Retype only what runs from the first line of the listing to the line holding "74, left: 133", both included. Do not retype the pictures.

::: Data :::

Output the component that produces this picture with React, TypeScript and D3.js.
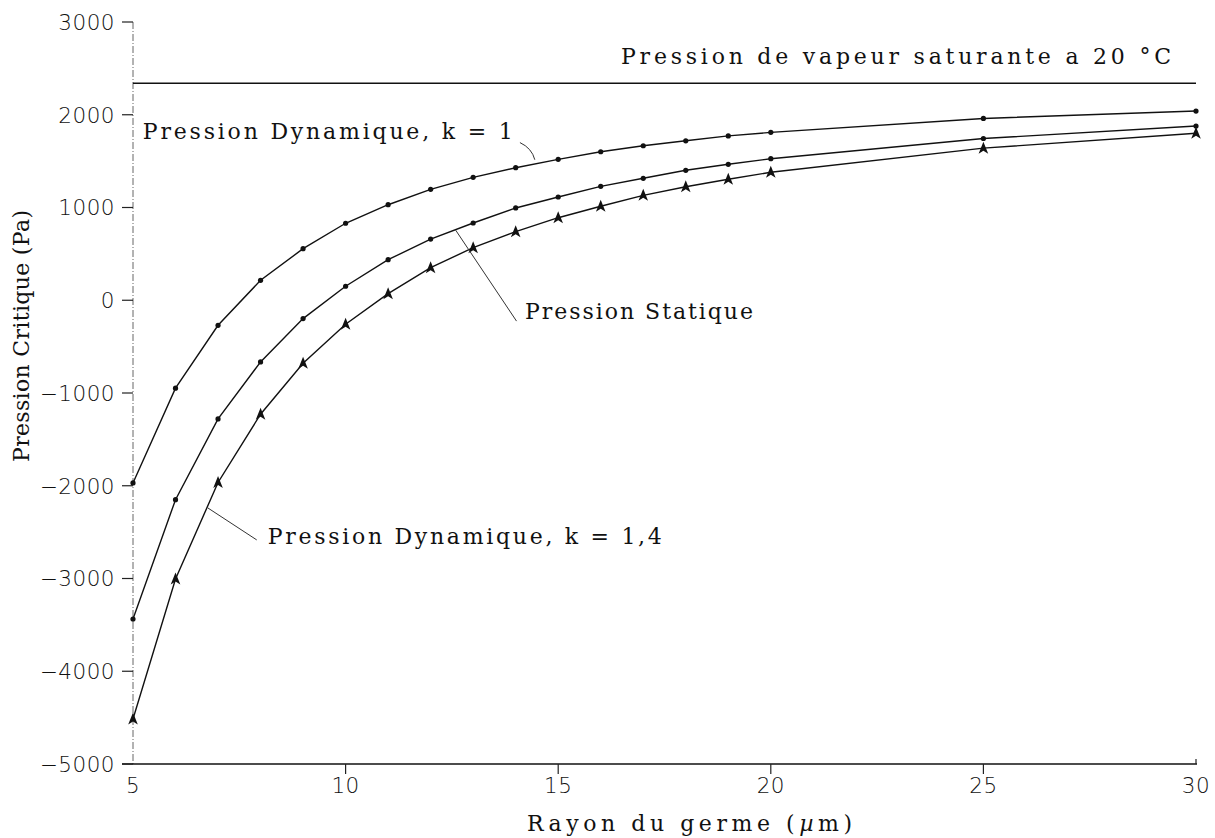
import { scaleLinear, line } from "d3";

const width = 1215;
const height = 838;
const margin = { top: 22, right: 18, bottom: 74, left: 133 };

// rayon du germe (µm)
const rayon = [5, 6, 7, 8, 9, 10, 11, 12, 13, 14, 15, 16, 17, 18, 19, 20, 25, 30];
// pressions critiques (Pa)
const dynamiqueK1 = [-1970, -948, -270, 215, 556, 830, 1030, 1196, 1325, 1429, 1519, 1601, 1666, 1719, 1772, 1810, 1960, 2040];
const statique = [-3437, -2150, -1279, -665, -198, 151, 437, 660, 833, 995, 1113, 1228, 1315, 1401, 1466, 1526, 1744, 1878];
const dynamiqueK14 = [-4515, -3006, -1965, -1229, -679, -259, 71, 351, 567, 739, 890, 1013, 1131, 1224, 1304, 1380, 1640, 1800];
const pressionVapeur = 2340;

const xTicks = [5, 10, 15, 20, 25, 30];
const yTicks = [3000, 2000, 1000, 0, -1000, -2000, -3000, -4000, -5000];

const serif = "'DejaVu Serif', 'Liberation Serif', serif";
const sans = "'DejaVu Sans', sans-serif";

const fmt = (v: number) => (v < 0 ? "\u2212" + Math.abs(v) : String(v));

const App = () => {
  const innerRight = width - margin.right;
  const innerBottom = height - margin.bottom;

  const xScale = scaleLinear().domain([5, 30]).range([margin.left, innerRight - 1]);
  const yScale = scaleLinear().domain([-5000, 3000]).range([innerBottom, margin.top]);

  const lineGen = line<[number, number]>()
    .x((d) => xScale(d[0]))
    .y((d) => yScale(d[1]));

  const series = [
    { name: "k1", values: dynamiqueK1, marker: "dot" },
    { name: "stat", values: statique, marker: "dot" },
    { name: "k14", values: dynamiqueK14, marker: "arrow" },
  ];

  const y0 = yScale(-5000);

  return (
    <svg
      width={width}
      height={height}
      style={{ position: "absolute", left: 0, top: 0, background: "#fff" }}
    >
      {/* axe vertical pointillé */}
      <line
        x1={xScale(5)}
        x2={xScale(5)}
        y1={yScale(3000)}
        y2={y0}
        stroke="#666"
        strokeWidth={1}
        strokeDasharray="7,2,1,2"
      />
      {/* axe horizontal */}
      <line x1={xScale(5) - 11} x2={xScale(30) + 1} y1={y0} y2={y0} stroke="#111" strokeWidth={1.6} />

      {yTicks.map((t) => (
        <g key={t} transform={`translate(${xScale(5)},${yScale(t)})`}>
          <line x1={-11} x2={0} stroke="#222" strokeWidth={1.2} />
          <text
            x={-18}
            dy="0.36em"
            textAnchor="end"
            fontFamily={sans}
            fontWeight={200}
            fontSize={21.5}
            letterSpacing={0.5}
            fill="#111"
          >
            {fmt(t)}
          </text>
        </g>
      ))}

      {xTicks.map((t) => (
        <g key={t} transform={`translate(${xScale(t)},${y0})`}>
          {t !== 5 && <line y1={0} y2={t === 30 ? -5 : 10} stroke="#222" strokeWidth={1.2} />}
          <text
            y={29}
            textAnchor="middle"
            fontFamily={sans}
            fontWeight={200}
            fontSize={21.5}
            letterSpacing={0.5}
            fill="#111"
          >
            {t}
          </text>
        </g>
      ))}

      {/* pression de vapeur saturante */}
      <line
        x1={xScale(5)}
        x2={xScale(30)}
        y1={yScale(pressionVapeur)}
        y2={yScale(pressionVapeur)}
        stroke="#111"
        strokeWidth={1.6}
      />
      <text
        x={xScale(30) - 25}
        y={yScale(pressionVapeur) - 19}
        textAnchor="end"
        fontFamily={serif}
        fontSize={22}
        fill="#111"
        textLength={550}
        lengthAdjust="spacing"
      >
        Pression de vapeur saturante a 20 °C
      </text>

      {series.map((s) => {
        const pts = rayon.map((r, i) => [r, s.values[i]] as [number, number]);
        return (
          <g key={s.name}>
            <path d={lineGen(pts) || ""} fill="none" stroke="#111" strokeWidth={1.4} />
            {pts.map((p, i) =>
              s.marker === "dot" ? (
                <circle key={i} cx={xScale(p[0])} cy={yScale(p[1])} r={2.6} fill="#111" />
              ) : (
                <path
                  key={i}
                  transform={`translate(${xScale(p[0])},${yScale(p[1])})`}
                  d="M0,-6.5 L4.8,5.5 L0,2.5 L-4.8,5.5 Z"
                  fill="#111"
                />
              )
            )}
          </g>
        );
      })}

      {/* annotations */}
      <text
        x={xScale(5.23)}
        y={yScale(1735)}
        fontFamily={serif}
        fontSize={22}
        fill="#111"
        textLength={370}
        lengthAdjust="spacing"
      >
        Pression Dynamique, k = 1
      </text>
      <path
        d={`M${xScale(14.1)},${yScale(1700)} Q${xScale(14.38)},${yScale(1640)} ${xScale(14.45)},${yScale(1515)}`}
        fill="none"
        stroke="#333"
        strokeWidth={1}
      />

      <line
        x1={xScale(12.59)}
        y1={yScale(755)}
        x2={xScale(14.02)}
        y2={yScale(-225)}
        stroke="#333"
        strokeWidth={1}
      />
      <text
        x={xScale(14.22)}
        y={yScale(-205)}
        fontFamily={serif}
        fontSize={22}
        fill="#111"
        textLength={228}
        lengthAdjust="spacing"
      >
        Pression Statique
      </text>

      <line
        x1={xScale(6.76)}
        y1={yScale(-2239)}
        x2={xScale(7.91)}
        y2={yScale(-2584)}
        stroke="#333"
        strokeWidth={1}
      />
      <text
        x={xScale(8.17)}
        y={yScale(-2627)}
        fontFamily={serif}
        fontSize={22}
        fill="#111"
        textLength={394}
        lengthAdjust="spacing"
      >
        Pression Dynamique, k = 1,4
      </text>

      {/* titres des axes */}
      <text
        x={527}
        y={831}
        fontFamily={serif}
        fontSize={22}
        fill="#111"
        textLength={325}
        lengthAdjust="spacing"
      >
        Rayon du germe (<tspan fontStyle="italic">µ</tspan>m)
      </text>
      <text
        transform={`translate(29,${(yScale(3000) + y0) / 2 - 57}) rotate(-90)`}
        textAnchor="middle"
        fontFamily={serif}
        fontSize={22}
        fill="#111"
        textLength={252}
        lengthAdjust="spacing"
      >
        Pression Critique (Pa)
      </text>
    </svg>
  );
};

export default App;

:::

Answer below —
Output the component that produces this picture with React, TypeScript and D3.js.
import { scaleLinear, line } from "d3";

const width = 1215;
const height = 838;
const margin = { top: 22, right: 18, bottom: 74, left: 133 };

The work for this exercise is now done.